Sifma has been one of the first industry groups to raise concerns about the Securities and Exchange Commission’s (SEC) proposals regarding the introduction of new requirements for broker-dealers and transfer agents to collect data on lost or missing security holders. The association (one of around a dozen to respond initially) is asking the regulator to provide more guidance on when a security holder is to be deemed as “missing” rather than an “active client”, and how all of this differs from a “lost” security holder; semantics are therefore very much a concern.
At the root of it, the amendments would impose certain obligations on broker-dealers to search for lost security holders and would also require that transfer agents provide a single written notification within a designated timeframe to each missing security holder that they have been sent a cheque that has not yet been negotiated. It would also require both broker-dealers and transfer agents to maintain records that they have compiled with its new rule for a period of three years. The aim is therefore to ensure that reasonable efforts are made (and an audit trail is present) to locate security holders that may have dropped off the radar.
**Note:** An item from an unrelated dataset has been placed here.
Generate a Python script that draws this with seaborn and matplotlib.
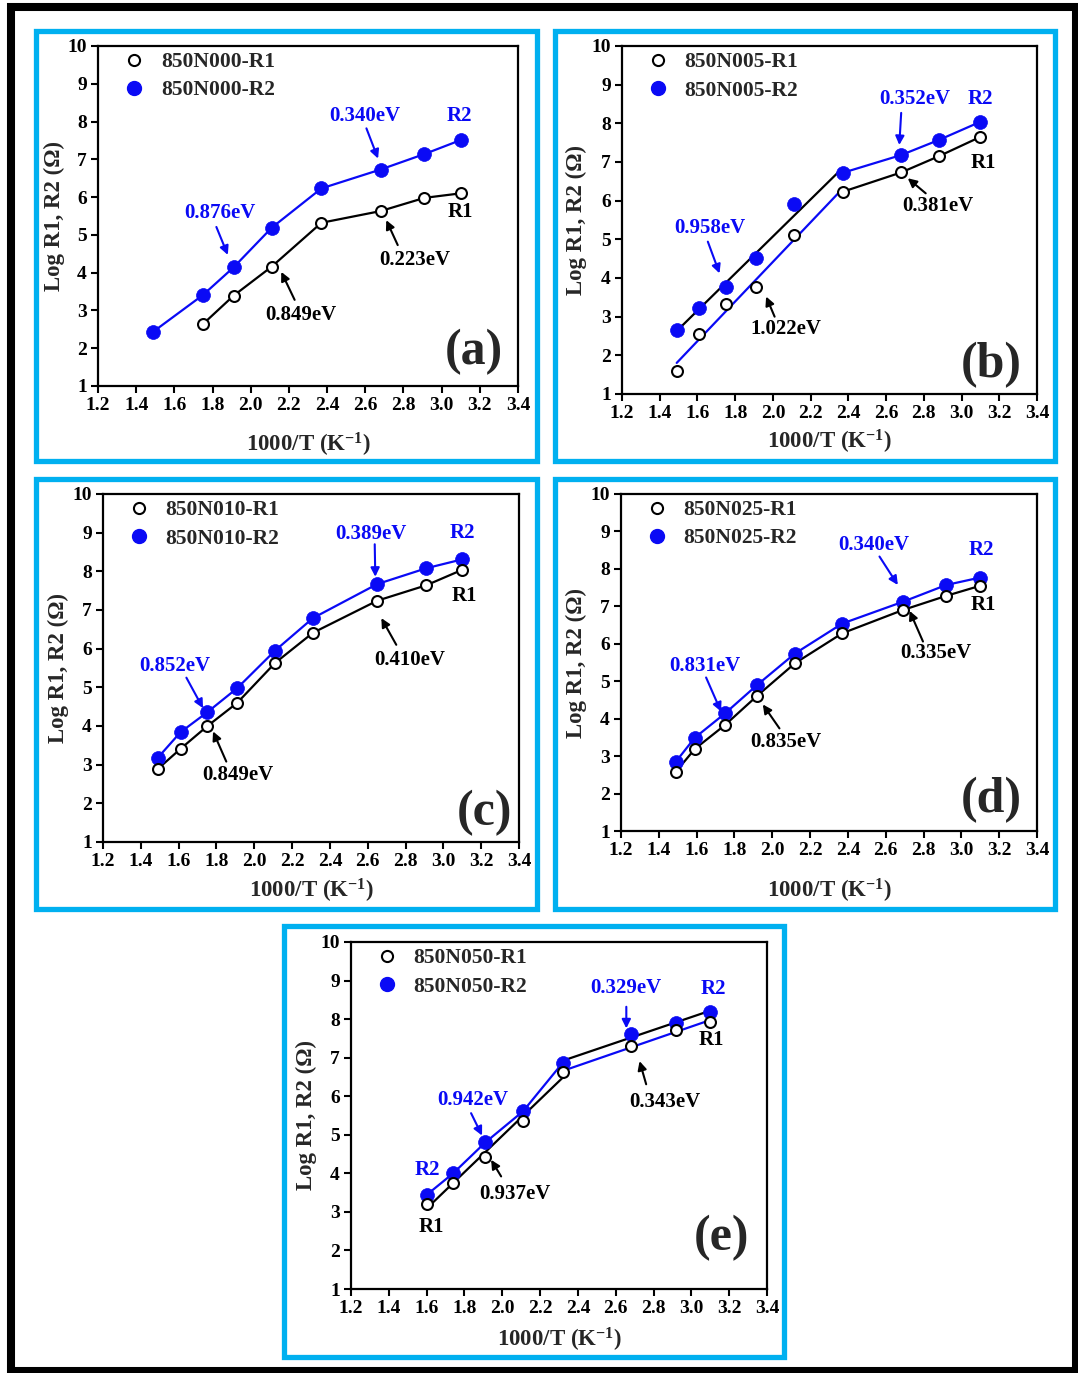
import numpy as np
import matplotlib
matplotlib.use("Agg")
import matplotlib.pyplot as plt
from matplotlib.patches import Rectangle
from matplotlib.lines import Line2D
import seaborn as sns

# ---------------- data ----------------
a_x_R1 = [1.75, 1.91, 2.11, 2.37, 2.68, 2.91, 3.10]
a_R1 = [2.64, 3.39, 4.16, 5.32, 5.63, 5.98, 6.10]
a_x_R2 = [1.49, 1.75, 1.91, 2.11, 2.37, 2.68, 2.91, 3.10]
a_R2 = [2.44, 3.41, 4.14, 5.19, 6.23, 6.73, 7.14, 7.51]

b_x = [1.49, 1.61, 1.75, 1.91, 2.11, 2.37, 2.68, 2.88, 3.10]
b_R1 = [1.60, 2.56, 3.33, 3.78, 5.11, 6.23, 6.73, 7.15, 7.65]
b_R2 = [2.66, 3.22, 3.78, 4.51, 5.91, 6.72, 7.18, 7.57, 8.04]

c_x = [1.49, 1.61, 1.75, 1.91, 2.11, 2.31, 2.65, 2.91, 3.10]
c_R1 = [2.89, 3.41, 3.99, 4.60, 5.63, 6.41, 7.24, 7.64, 8.04]
c_R2 = [3.18, 3.84, 4.35, 4.98, 5.95, 6.79, 7.67, 8.08, 8.31]

d_x = [1.49, 1.59, 1.75, 1.92, 2.12, 2.37, 2.69, 2.92, 3.10]
d_R1 = [2.58, 3.19, 3.83, 4.61, 5.48, 6.28, 6.90, 7.28, 7.55]
d_R2 = [2.85, 3.49, 4.14, 4.90, 5.74, 6.54, 7.12, 7.57, 7.77]

e_x = [1.60, 1.74, 1.91, 2.11, 2.32, 2.68, 2.92, 3.10]
e_R1 = [3.20, 3.74, 4.43, 5.36, 6.63, 7.30, 7.71, 7.93]
e_R2 = [3.44, 4.00, 4.80, 5.61, 6.87, 7.62, 7.91, 8.18]

sample_names = ["850N000", "850N005", "850N010", "850N025", "850N050"]
panel_letters = ["(a)", "(b)", "(c)", "(d)", "(e)"]
x_ticks = [1.2, 1.4, 1.6, 1.8, 2.0, 2.2, 2.4, 2.6, 2.8, 3.0, 3.2, 3.4]
y_ticks = [1, 2, 3, 4, 5, 6, 7, 8, 9, 10]

series = [
    dict(xR1=a_x_R1, R1=a_R1, xR2=a_x_R2, R2=a_R2),
    dict(xR1=b_x, R1=b_R1, xR2=b_x, R2=b_R2),
    dict(xR1=c_x, R1=c_R1, xR2=c_x, R2=c_R2),
    dict(xR1=d_x, R1=d_R1, xR2=d_x, R2=d_R2),
    dict(xR1=e_x, R1=e_R1, xR2=e_x, R2=e_R2),
]

# ---------------- styles / layout ----------------
BLUE = "#0a0af5"
CYAN = "#00b0f0"
W, H = 1078, 1373

# line segments: (series, xmin, xmax, colour, kind)
segments = [
    [("R1", 1.0, 3.5, "black", "line"), ("R2", 1.0, 3.5, BLUE, "line")],
    [("R2", 1.4, 2.4, "black", "fit"), ("R1", 1.4, 2.4, BLUE, "fit"),
     ("R2", 2.3, 3.2, BLUE, "line"), ("R1", 2.3, 3.2, "black", "line")],
    [("R1", 1.0, 3.5, "black", "line"), ("R2", 1.0, 3.5, BLUE, "line")],
    [("R1", 1.0, 3.5, "black", "line"), ("R2", 1.0, 3.5, BLUE, "line")],
    [("R1", 1.5, 2.35, "black", "fit"), ("R2", 1.5, 2.35, BLUE, "line"),
     ("R2", 2.3, 3.2, "black", "fit"), ("R1", 2.3, 3.2, BLUE, "fit")],
]

# annotations: (text, tx, ty, colour, arrow_tail, arrow_head)
annotations = [
    [("0.876eV", 1.837, 5.59, BLUE, (1.82, 5.21), (1.88, 4.47)),
     ("0.340eV", 2.597, 8.14, BLUE, (2.606, 7.82), (2.667, 7.02)),
     ("R2", 3.095, 8.14, BLUE, None, None),
     ("R1", 3.10, 5.61, "black", None, None),
     ("0.223eV", 2.859, 4.33, "black", (2.77, 4.73), (2.71, 5.39)),
     ("0.849eV", 2.265, 2.88, "black", (2.23, 3.28), (2.16, 4.02))],
    [("0.958eV", 1.664, 5.29, BLUE, (1.655, 4.94), (1.717, 4.12)),
     ("0.352eV", 2.75, 8.64, BLUE, (2.68, 8.27), (2.67, 7.44)),
     ("R2", 3.098, 8.64, BLUE, None, None),
     ("R1", 3.115, 6.98, "black", None, None),
     ("0.381eV", 2.874, 5.86, "black", (2.81, 6.19), (2.715, 6.58)),
     ("1.022eV", 2.07, 2.68, "black", (2.009, 3.0), (1.964, 3.52))],
    [("0.852eV", 1.579, 5.56, BLUE, (1.641, 5.25), (1.729, 4.46)),
     ("0.389eV", 2.619, 8.96, BLUE, (2.637, 8.70), (2.64, 7.86)),
     ("R2", 3.098, 8.98, BLUE, None, None),
     ("R1", 3.109, 7.37, "black", None, None),
     ("0.410eV", 2.822, 5.71, "black", (2.751, 6.10), (2.672, 6.79)),
     ("0.849eV", 1.914, 2.74, "black", (1.852, 3.08), (1.782, 3.86))],
    [("0.831eV", 1.641, 5.41, BLUE, (1.65, 5.10), (1.729, 4.19)),
     ("0.340eV", 2.535, 8.64, BLUE, (2.567, 8.33), (2.664, 7.57)),
     ("R2", 3.105, 8.51, BLUE, None, None),
     ("R1", 3.114, 7.04, "black", None, None),
     ("0.335eV", 2.867, 5.75, "black", (2.797, 6.06), (2.726, 6.88)),
     ("0.835eV", 2.073, 3.39, "black", (2.038, 3.74), (1.95, 4.38))],
    [("0.942eV", 1.844, 5.90, BLUE, (1.835, 5.56), (1.893, 4.98)),
     ("0.329eV", 2.656, 8.81, BLUE, (2.656, 8.32), (2.656, 7.76)),
     ("R2", 3.114, 8.79, BLUE, None, None),
     ("R2", 1.602, 4.09, BLUE, None, None),
     ("R1", 1.623, 2.60, "black", None, None),
     ("R1", 3.105, 7.45, "black", None, None),
     ("0.343eV", 2.858, 5.86, "black", (2.761, 6.31), (2.726, 6.91)),
     ("0.937eV", 2.065, 3.46, "black", (1.994, 3.92), (1.941, 4.35))],
]
letter_pos = [(3.17, 1.91), (3.157, 1.76), (3.218, 1.75), (3.158, 1.83), (3.158, 2.32)]

# axes pixel rects: left, right, top, bottom
ax_px = [(98, 518, 46, 386), (622, 1037, 46, 394), (103, 519, 494, 842),
         (621, 1037, 494, 831), (351, 767, 942, 1289)]
box_px = [(36, 537, 31, 461), (555, 1055, 31, 461), (36, 537, 479, 909),
          (555, 1055, 479, 909), (284, 784, 926, 1357)]
xlabel_y_px = [445, 442, 891, 891, 1340]
ylabel_x_px = [54, 576, 58, 576, 306]

sns.set_style("ticks")
plt.rcParams["font.family"] = ["Liberation Serif", "DejaVu Serif"]
plt.rcParams["font.weight"] = "bold"
plt.rcParams["axes.labelweight"] = "bold"
plt.rcParams["mathtext.fontset"] = "custom"
plt.rcParams["mathtext.rm"] = "Liberation Serif:bold"
plt.rcParams["mathtext.bf"] = "Liberation Serif:bold"
plt.rcParams["mathtext.default"] = "bf"

fig = plt.figure(figsize=(W / 100, H / 100), dpi=100)
fig.patch.set_facecolor("white")

# outer black frame
fig.add_artist(Rectangle((11 / W, 1 - 1371 / H), (1076 - 11) / W, (1371 - 7) / H,
                         transform=fig.transFigure, fill=False, ec="black", lw=5.8))

for i in range(5):
    l, r, t, b = ax_px[i]
    ax = fig.add_axes([l / W, 1 - b / H, (r - l) / W, (b - t) / H])
    s = series[i]

    # cyan box
    bl, br, bt, bb = box_px[i]
    fig.add_artist(Rectangle((bl / W, 1 - bb / H), (br - bl) / W, (bb - bt) / H,
                             transform=fig.transFigure, fill=False, ec=CYAN, lw=3.8))

    for (ser, lo, hi, col, kind) in segments[i]:
        xs = np.array(s["x" + ser])
        ys = np.array(s[ser])
        m = (xs >= lo) & (xs <= hi)
        if kind == "line":
            sns.lineplot(x=xs[m], y=ys[m], sort=False, color=col, lw=1.6,
                         ax=ax, zorder=2)
        else:
            sns.regplot(x=xs[m], y=ys[m], scatter=False, ci=None, truncate=True,
                        color=col, line_kws=dict(lw=1.6, zorder=2), ax=ax)

    sns.scatterplot(x=s["xR2"], y=s["R2"], color=BLUE, s=100, edgecolor=BLUE,
                    linewidth=0.5, ax=ax, zorder=3)
    sns.scatterplot(x=s["xR1"], y=s["R1"], facecolor="white", edgecolor="black",
                    s=62, linewidth=1.5, ax=ax, zorder=4)

    for (txt, tx, ty, col, tail, head) in annotations[i]:
        ax.text(tx, ty, txt, color=col, fontsize=15, fontweight="bold",
                ha="center", va="center", zorder=5)
        if tail is not None:
            ax.annotate("", xy=head, xytext=tail,
                        arrowprops=dict(arrowstyle="-|>", color=col, lw=1.5,
                                        mutation_scale=13, shrinkA=0, shrinkB=0),
                        zorder=5)
    lx, ly = letter_pos[i]
    ax.text(lx, ly, panel_letters[i], fontsize=36, fontweight="bold",
            ha="center", va="center", zorder=5)

    handles = [
        Line2D([], [], ls="none", marker="o", ms=8, mfc="white", mec="black", mew=1.5),
        Line2D([], [], ls="none", marker="o", ms=10, mfc=BLUE, mec=BLUE),
    ]
    ax.legend(handles, [sample_names[i] + "-R1", sample_names[i] + "-R2"],
              loc="upper left", bbox_to_anchor=(0.06, 0.982), frameon=False,
              fontsize=15.5, handlelength=1.0, handletextpad=0.75,
              labelspacing=0.38, borderpad=0, borderaxespad=0)

    ax.set_xlim(1.2, 3.4)
    ax.set_ylim(1, 10)
    ax.set_xticks(x_ticks)
    ax.set_xticklabels([f"{v:.1f}" for v in x_ticks])
    ax.set_yticks(y_ticks)
    ax.set_yticklabels([str(v) for v in y_ticks])
    ax.tick_params(direction="out", length=5, width=1.5, labelsize=14, pad=3,
                   colors="black")
    for sp in ax.spines.values():
        sp.set_visible(True)
        sp.set_linewidth(1.6)
        sp.set_color("black")
    ax.set_facecolor("white")

    ax.set_xlabel(r"1000/T (K$^{-1}$)", fontsize=16.5, fontweight="bold")
    ax.set_ylabel("Log R1, R2 (Ω)", fontsize=16.5, fontweight="bold")
    ax.xaxis.label.set_va("center")
    ax.yaxis.label.set_va("center")
    ax.xaxis.set_label_coords(0.5, (b - xlabel_y_px[i]) / (b - t))
    ax.yaxis.set_label_coords((ylabel_x_px[i] - l) / (r - l), 0.5)

fig.savefig("out.png", dpi=100, facecolor="white")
However, Sifma is keen for more clarity on the terms that the SEC is using in its paper, which is available for comment on by the industry for the next two months. There is some confusion about the definition of a “missing” security holder versus on that is considered “lost”, as well as the timeframes and conditions regarding the determination of these categories.
On this note, the association states in its letter: “Sifma believes that if a broker-dealer is able to redeposit the funds into the account after receiving a returned cheque or as a matter of practice deposits a non-negotiated cheque into the account after specified time period, that security holder should not be considered missing for the purposes of this rule. Such a clarification would alleviate customer confusion in receiving a notification that they have not negotiated a cheque whose proceeds are already in their account. In addition, this clarification would relieve broker-dealers from incurring unnecessary time and expense in a process to locate a missing security holder based on an event (cheque not negotiated), when in actuality the security holder is an active client and, therefore, not missing.”
Sifma is keen for the “missing security holder” moniker to be changed to something less misleading such as “unresponsive payee”, given that the definition is to do with whether negotiation has taken place regarding payments.
The shareholder is considered lost when correspondence sent to his or her address on file is returned as undeliverable by the post office and the transfer agent has not received any information regarding the security holder’s new address. On this subject, Sifma suggests that there should be a limited definition with regards to correspondence between these security holders and broker-dealers or transfer agents when determining whether they are “lost”, rather than being required to monitor any returned communications.
The SEC estimates that the annual cost for all transfer agents to comply with its new proposal will be around the US$5.08 million mark, whereas for broker dealers it would be around US$9.88 million. With regards to the SEC’s call for a review of these cost estimates, the association reckons that the regulator’s original figures are “extremely low” and actual costs could be four times more for both broker-dealers and transfer agents.
In order to keep some costs down, Sifma suggests that electronic communications to these lost and missing security holders should be a preferred option.